● Information provided:
■ ■ ■ ■ ■
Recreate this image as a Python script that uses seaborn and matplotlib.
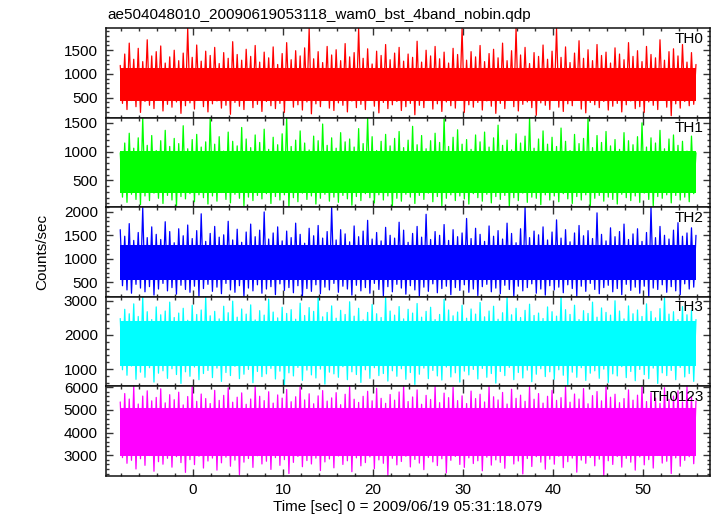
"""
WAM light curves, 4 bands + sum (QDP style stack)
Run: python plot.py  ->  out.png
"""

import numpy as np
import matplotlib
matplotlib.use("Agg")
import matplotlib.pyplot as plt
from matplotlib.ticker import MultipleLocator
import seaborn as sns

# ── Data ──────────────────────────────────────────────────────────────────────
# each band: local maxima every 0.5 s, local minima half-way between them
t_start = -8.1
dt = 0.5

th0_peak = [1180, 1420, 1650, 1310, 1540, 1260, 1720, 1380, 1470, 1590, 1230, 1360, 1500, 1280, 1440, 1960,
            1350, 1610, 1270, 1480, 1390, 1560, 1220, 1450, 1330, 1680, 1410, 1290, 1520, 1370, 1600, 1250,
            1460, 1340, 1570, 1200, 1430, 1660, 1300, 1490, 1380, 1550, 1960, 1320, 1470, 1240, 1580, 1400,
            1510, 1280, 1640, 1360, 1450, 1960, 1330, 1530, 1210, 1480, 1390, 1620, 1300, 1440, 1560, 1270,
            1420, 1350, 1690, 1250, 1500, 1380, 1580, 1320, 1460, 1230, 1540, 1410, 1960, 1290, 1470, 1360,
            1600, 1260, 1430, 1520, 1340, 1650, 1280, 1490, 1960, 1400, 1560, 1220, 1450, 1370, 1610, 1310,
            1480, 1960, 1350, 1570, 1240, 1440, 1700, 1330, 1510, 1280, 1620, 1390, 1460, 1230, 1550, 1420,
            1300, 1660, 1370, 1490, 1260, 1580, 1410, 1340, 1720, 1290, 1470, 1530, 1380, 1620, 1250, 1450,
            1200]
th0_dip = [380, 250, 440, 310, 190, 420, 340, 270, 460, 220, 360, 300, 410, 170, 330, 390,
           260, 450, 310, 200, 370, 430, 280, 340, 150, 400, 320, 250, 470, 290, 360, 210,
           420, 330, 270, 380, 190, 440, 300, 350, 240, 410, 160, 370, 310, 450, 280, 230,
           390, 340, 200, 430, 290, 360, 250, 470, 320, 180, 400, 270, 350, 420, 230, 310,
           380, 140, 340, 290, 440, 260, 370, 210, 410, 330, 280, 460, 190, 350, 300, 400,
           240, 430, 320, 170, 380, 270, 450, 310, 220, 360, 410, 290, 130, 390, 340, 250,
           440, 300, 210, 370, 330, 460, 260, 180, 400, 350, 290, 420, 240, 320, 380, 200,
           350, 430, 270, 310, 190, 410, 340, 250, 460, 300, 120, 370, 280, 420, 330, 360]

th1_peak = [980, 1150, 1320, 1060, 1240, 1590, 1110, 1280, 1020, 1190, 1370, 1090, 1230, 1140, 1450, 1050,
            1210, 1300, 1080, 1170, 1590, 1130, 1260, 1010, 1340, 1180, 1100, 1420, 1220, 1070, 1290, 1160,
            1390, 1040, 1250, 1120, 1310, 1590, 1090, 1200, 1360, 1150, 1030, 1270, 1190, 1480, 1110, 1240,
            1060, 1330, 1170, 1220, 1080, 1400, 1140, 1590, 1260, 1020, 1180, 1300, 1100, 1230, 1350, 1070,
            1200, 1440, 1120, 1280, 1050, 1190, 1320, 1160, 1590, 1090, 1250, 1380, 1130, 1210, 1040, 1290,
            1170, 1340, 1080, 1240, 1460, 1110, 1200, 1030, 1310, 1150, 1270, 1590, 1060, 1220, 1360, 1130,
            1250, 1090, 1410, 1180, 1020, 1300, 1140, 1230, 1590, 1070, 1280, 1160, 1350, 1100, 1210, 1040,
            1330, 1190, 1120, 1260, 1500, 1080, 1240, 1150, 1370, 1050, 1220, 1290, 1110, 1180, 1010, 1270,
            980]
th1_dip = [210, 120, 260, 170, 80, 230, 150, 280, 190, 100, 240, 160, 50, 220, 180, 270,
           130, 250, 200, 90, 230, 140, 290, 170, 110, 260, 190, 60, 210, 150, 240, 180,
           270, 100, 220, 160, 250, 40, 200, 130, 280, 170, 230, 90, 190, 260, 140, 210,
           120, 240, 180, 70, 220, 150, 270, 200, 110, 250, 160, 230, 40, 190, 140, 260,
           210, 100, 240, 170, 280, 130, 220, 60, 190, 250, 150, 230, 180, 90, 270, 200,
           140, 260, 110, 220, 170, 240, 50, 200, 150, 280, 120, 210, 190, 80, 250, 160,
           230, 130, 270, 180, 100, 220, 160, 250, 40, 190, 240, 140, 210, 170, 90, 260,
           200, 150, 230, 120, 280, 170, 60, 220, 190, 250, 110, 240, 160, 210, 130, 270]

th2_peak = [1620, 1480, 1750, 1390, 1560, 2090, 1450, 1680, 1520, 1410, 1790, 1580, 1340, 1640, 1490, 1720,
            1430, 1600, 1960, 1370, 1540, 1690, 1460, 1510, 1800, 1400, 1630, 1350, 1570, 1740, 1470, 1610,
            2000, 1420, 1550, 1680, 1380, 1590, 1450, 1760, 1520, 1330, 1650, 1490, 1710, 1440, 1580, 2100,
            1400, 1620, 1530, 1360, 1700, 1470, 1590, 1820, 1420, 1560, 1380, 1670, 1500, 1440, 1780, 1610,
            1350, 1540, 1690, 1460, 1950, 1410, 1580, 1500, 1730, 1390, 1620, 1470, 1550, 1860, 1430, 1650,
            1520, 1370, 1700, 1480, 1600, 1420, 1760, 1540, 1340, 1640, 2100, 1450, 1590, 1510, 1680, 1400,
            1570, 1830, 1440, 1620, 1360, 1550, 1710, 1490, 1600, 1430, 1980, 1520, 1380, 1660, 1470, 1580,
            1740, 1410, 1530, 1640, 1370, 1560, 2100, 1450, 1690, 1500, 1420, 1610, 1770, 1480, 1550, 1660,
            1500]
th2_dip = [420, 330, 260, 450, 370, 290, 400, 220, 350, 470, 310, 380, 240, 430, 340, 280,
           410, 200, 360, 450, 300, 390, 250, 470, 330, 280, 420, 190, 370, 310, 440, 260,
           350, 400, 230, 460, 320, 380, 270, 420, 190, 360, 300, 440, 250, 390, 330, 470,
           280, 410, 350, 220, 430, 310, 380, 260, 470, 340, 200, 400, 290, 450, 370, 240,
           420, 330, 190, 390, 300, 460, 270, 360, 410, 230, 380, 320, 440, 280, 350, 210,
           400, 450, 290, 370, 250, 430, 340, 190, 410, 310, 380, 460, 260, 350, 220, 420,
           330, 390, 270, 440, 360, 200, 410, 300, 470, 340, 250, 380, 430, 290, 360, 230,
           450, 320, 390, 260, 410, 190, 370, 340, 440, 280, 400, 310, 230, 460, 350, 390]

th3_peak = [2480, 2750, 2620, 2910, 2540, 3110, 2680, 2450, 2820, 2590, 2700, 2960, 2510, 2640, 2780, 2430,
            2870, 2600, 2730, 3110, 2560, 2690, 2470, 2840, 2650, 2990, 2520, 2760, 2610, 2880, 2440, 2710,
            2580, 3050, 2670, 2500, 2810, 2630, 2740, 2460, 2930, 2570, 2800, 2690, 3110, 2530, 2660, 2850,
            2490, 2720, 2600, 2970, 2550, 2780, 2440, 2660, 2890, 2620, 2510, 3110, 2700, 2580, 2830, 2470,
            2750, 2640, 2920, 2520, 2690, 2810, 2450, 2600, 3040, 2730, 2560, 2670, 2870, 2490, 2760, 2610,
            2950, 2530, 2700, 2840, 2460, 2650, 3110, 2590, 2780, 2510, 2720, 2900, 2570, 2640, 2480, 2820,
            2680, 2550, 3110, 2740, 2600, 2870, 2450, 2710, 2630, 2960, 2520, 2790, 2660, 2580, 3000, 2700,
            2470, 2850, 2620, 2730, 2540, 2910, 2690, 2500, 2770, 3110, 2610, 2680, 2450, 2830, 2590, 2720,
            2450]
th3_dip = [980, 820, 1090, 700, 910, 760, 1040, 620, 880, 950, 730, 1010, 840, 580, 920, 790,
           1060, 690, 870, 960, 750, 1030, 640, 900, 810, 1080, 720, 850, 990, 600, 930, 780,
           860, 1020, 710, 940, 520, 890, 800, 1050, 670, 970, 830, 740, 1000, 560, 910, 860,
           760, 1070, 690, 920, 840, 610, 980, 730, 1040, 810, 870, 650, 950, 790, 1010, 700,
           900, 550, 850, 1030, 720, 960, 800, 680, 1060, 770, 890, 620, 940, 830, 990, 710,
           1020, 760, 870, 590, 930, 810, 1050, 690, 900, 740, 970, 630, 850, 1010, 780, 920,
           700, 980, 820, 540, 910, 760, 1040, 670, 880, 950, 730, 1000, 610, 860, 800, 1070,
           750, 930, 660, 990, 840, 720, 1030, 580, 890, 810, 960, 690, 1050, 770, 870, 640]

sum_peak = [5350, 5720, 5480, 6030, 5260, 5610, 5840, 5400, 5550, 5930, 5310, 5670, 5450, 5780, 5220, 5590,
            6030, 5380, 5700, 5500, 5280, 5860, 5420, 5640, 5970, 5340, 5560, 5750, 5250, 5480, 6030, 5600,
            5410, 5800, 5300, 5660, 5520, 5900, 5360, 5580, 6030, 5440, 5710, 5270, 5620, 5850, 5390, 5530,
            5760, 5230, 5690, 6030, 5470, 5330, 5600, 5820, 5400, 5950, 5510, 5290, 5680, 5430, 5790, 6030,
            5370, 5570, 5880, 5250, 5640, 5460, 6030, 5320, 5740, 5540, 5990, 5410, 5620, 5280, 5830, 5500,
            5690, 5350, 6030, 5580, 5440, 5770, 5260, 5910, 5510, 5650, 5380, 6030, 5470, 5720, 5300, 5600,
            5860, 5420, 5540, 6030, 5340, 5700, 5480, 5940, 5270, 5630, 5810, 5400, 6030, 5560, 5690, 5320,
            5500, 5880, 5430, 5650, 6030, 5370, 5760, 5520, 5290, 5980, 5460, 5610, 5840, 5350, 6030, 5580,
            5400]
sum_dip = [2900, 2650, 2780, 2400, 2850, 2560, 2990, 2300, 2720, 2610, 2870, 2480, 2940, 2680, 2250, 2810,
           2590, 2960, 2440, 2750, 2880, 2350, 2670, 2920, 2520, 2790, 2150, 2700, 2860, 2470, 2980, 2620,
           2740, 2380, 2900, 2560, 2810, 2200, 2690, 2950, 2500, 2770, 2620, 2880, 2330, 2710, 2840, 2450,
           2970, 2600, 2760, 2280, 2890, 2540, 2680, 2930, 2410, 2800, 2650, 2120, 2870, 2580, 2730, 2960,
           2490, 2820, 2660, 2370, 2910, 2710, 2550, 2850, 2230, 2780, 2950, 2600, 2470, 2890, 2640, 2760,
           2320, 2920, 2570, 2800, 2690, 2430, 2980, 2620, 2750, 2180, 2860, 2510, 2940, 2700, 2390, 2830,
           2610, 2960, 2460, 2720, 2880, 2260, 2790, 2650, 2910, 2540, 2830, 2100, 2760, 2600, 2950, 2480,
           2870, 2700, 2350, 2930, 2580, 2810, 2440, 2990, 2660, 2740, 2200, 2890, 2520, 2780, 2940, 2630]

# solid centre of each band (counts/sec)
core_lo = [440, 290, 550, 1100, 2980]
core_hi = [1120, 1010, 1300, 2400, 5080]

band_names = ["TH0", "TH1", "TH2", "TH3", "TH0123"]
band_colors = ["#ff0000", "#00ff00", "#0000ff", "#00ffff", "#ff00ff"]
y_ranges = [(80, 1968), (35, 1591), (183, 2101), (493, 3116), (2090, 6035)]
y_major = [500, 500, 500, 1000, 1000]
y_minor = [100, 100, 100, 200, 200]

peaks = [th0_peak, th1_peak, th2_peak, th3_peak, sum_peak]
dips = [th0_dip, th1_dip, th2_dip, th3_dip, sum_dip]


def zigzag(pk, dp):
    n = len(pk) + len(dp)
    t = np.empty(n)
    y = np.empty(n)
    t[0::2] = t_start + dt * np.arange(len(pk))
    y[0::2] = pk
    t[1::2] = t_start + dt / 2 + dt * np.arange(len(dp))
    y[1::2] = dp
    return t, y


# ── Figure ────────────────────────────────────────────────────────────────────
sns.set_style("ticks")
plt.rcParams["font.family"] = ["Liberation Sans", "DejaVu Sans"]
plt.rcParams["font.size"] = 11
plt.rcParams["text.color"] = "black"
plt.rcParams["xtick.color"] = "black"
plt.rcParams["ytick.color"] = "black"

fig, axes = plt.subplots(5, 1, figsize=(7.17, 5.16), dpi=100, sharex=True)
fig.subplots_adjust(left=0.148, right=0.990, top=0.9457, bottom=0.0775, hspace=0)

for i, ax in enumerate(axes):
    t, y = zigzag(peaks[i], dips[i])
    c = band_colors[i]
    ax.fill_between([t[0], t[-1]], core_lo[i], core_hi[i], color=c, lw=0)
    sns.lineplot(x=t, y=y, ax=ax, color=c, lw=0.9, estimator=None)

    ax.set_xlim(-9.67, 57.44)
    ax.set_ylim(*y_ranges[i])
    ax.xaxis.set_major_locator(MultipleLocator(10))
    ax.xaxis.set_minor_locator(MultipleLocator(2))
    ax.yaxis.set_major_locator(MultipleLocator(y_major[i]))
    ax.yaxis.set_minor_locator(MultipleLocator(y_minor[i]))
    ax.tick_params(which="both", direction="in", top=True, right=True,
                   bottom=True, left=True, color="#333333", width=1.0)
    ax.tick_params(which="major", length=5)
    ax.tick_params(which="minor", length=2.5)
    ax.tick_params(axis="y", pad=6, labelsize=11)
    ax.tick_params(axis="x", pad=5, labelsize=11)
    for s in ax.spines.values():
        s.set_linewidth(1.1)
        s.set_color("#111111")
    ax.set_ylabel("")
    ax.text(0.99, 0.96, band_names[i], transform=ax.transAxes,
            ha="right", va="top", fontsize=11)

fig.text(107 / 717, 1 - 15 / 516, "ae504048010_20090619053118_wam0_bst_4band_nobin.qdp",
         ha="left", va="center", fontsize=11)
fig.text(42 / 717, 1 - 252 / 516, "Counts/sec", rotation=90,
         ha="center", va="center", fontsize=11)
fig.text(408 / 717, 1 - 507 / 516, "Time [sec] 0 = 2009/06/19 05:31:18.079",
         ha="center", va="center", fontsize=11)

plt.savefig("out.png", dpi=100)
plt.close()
■ ■ ■ ■ ■
● Task requirements:
Leave the pictures out and reproduce exactly the lines from the top of the listing above through the line with "import seaborn as sns".

● Exercise response:
Recreate this image as a Python script that uses seaborn and matplotlib.
"""
WAM light curves, 4 bands + sum (QDP style stack)
Run: python plot.py  ->  out.png
"""

import numpy as np
import matplotlib
matplotlib.use("Agg")
import matplotlib.pyplot as plt
from matplotlib.ticker import MultipleLocator
import seaborn as sns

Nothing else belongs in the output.